Task statement
Return exactly the listing's lines, from its first line to the line holding "Chart.register(...registerables);", ends included.

.....

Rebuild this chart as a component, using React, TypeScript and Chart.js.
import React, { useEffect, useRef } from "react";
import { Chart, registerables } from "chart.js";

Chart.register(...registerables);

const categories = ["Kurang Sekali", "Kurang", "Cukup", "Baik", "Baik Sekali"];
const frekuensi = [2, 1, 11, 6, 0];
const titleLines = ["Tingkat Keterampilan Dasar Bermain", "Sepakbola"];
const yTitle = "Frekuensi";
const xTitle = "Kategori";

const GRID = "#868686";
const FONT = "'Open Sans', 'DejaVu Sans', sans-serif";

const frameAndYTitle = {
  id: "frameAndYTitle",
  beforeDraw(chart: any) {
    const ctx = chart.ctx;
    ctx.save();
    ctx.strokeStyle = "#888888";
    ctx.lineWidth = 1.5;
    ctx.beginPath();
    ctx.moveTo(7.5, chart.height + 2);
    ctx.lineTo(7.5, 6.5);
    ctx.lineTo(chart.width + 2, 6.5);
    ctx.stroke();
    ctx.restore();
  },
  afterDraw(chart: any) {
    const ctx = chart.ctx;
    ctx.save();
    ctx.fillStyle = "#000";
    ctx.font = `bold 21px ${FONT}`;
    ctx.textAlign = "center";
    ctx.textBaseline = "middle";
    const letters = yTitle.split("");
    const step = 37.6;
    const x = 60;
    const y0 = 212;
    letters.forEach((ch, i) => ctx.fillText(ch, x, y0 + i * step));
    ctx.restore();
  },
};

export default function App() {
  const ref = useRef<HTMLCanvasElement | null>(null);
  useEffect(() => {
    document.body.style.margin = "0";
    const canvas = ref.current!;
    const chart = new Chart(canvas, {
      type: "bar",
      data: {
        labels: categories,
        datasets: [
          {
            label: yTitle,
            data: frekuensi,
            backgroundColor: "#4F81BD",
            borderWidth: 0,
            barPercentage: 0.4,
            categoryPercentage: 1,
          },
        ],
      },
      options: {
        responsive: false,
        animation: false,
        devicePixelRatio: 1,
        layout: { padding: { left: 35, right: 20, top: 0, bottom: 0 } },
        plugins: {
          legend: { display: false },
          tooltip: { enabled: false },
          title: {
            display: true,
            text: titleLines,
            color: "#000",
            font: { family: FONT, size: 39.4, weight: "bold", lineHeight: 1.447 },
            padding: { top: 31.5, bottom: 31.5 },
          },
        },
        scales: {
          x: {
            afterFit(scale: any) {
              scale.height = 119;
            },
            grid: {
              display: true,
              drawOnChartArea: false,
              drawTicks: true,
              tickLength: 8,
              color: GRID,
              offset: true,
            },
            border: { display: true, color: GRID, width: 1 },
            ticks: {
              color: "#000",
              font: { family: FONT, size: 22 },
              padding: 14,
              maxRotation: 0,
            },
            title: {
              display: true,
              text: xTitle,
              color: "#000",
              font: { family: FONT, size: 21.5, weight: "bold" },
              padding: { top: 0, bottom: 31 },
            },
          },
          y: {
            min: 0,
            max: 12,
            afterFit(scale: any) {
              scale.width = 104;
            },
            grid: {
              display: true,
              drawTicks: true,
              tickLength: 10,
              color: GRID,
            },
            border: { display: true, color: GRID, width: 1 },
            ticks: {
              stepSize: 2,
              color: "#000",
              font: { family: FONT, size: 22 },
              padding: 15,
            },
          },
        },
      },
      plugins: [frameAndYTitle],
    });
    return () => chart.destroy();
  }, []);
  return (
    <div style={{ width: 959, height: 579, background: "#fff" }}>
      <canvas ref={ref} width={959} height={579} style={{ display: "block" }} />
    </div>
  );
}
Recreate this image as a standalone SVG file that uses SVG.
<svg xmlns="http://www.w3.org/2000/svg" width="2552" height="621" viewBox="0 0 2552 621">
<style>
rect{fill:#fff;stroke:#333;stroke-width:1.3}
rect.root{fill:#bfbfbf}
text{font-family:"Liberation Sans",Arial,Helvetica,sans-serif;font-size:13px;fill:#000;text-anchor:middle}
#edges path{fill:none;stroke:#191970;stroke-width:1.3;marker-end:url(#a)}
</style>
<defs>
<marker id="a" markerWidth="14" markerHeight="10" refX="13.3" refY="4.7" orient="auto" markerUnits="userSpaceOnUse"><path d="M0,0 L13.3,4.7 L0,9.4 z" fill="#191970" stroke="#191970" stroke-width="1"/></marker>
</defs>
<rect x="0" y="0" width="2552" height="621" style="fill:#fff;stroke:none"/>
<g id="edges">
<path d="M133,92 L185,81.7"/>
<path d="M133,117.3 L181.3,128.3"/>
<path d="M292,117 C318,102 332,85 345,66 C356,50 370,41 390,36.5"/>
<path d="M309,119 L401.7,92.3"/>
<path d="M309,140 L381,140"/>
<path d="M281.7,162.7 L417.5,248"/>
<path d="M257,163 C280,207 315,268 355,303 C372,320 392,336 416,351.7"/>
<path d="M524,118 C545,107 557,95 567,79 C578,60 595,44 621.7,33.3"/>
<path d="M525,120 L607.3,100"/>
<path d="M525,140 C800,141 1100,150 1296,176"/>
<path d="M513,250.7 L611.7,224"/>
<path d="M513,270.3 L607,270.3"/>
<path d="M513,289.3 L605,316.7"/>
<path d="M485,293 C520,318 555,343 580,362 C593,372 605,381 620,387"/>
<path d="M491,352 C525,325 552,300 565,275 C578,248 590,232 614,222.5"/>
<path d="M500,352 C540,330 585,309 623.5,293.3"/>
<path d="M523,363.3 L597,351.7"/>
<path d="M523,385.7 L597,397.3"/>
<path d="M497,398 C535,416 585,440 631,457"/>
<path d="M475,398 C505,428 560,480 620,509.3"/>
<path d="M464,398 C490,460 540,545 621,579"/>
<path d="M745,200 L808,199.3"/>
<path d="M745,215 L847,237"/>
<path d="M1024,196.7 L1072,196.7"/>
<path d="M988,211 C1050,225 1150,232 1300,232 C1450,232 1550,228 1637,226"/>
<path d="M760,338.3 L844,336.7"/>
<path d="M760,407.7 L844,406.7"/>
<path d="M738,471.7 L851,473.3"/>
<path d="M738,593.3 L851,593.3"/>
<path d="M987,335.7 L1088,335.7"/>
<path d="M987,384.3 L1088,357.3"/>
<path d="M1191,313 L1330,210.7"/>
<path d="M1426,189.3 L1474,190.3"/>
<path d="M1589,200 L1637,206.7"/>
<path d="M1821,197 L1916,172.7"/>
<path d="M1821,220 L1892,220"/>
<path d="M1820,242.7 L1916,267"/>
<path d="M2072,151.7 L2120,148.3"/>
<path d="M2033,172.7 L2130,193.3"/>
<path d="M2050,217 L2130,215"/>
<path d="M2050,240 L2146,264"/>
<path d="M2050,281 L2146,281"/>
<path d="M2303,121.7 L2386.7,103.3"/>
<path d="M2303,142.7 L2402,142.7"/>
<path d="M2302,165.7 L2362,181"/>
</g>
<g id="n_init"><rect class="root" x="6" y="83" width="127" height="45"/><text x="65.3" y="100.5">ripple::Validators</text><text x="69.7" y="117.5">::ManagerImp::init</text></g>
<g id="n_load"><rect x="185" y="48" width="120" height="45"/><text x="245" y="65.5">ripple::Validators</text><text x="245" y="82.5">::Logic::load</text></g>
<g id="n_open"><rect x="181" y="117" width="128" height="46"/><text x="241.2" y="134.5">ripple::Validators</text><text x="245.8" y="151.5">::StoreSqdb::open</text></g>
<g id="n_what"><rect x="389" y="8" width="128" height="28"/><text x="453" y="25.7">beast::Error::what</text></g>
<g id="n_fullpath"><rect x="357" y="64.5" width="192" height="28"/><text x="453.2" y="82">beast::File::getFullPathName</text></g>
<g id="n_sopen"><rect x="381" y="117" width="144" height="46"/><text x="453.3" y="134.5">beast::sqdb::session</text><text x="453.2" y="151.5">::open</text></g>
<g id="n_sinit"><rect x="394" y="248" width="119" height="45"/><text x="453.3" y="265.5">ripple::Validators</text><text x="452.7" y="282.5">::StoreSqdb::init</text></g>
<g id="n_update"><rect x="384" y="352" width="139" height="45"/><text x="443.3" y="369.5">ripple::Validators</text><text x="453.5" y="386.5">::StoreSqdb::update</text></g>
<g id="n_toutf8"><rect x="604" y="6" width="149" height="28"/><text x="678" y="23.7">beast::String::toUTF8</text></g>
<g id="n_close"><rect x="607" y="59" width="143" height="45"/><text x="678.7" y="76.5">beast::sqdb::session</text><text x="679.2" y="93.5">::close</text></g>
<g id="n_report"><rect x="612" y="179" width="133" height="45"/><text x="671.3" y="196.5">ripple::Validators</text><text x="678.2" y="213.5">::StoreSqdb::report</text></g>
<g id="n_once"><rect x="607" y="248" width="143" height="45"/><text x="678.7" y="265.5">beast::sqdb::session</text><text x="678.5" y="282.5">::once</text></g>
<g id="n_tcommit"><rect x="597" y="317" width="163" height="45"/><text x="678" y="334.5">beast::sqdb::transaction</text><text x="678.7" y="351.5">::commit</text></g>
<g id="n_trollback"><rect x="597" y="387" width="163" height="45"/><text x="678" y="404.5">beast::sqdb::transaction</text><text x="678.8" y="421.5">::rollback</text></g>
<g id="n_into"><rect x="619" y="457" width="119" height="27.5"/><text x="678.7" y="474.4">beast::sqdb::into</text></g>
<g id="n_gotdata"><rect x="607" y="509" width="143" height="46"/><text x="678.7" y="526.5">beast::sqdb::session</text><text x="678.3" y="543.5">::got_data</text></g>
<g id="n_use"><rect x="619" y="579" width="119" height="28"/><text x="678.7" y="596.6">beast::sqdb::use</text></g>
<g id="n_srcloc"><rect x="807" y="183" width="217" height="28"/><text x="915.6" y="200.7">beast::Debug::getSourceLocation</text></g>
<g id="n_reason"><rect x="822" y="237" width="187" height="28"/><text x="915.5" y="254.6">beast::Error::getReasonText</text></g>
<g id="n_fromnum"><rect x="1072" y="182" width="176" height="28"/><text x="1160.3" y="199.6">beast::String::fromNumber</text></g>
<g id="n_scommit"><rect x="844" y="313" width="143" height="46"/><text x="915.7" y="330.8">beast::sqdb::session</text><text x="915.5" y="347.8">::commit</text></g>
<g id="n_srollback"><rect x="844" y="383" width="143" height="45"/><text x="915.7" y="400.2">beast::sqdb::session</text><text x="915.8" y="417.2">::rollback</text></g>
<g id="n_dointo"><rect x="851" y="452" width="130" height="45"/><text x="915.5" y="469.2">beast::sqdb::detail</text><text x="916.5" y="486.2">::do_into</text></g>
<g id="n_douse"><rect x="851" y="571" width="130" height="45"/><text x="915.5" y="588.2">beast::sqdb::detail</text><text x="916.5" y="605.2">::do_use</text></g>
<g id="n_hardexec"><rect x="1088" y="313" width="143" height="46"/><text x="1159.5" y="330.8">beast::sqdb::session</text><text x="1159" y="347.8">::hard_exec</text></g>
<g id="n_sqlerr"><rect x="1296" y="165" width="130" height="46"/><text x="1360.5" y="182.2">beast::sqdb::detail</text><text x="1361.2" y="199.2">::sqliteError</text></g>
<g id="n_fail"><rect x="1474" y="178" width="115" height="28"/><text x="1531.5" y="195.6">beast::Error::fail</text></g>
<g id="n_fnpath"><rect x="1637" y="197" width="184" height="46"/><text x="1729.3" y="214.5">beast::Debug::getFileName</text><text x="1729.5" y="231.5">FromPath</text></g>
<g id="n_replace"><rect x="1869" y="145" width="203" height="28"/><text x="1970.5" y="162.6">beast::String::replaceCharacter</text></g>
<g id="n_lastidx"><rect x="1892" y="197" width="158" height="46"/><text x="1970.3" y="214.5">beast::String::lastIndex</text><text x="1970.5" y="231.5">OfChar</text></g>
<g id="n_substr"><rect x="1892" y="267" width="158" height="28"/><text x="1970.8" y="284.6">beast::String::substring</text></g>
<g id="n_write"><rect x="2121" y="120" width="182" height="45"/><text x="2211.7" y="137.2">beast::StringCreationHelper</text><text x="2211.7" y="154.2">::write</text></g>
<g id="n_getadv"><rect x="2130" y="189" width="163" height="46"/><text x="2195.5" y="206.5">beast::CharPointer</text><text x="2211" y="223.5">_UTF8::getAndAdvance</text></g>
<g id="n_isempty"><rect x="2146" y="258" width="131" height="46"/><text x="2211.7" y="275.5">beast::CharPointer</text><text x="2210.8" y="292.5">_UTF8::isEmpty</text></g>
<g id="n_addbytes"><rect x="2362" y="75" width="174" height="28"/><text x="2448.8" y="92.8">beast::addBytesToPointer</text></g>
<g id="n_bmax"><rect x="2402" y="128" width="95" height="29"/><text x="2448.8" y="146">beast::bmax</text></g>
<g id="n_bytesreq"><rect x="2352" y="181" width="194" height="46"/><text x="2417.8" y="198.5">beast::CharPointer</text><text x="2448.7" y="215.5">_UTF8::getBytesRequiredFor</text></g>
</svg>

.....

Task answer
Rebuild this chart as a component, using React, TypeScript and Chart.js.
import React, { useEffect, useRef } from "react";
import { Chart, registerables } from "chart.js";

Chart.register(...registerables);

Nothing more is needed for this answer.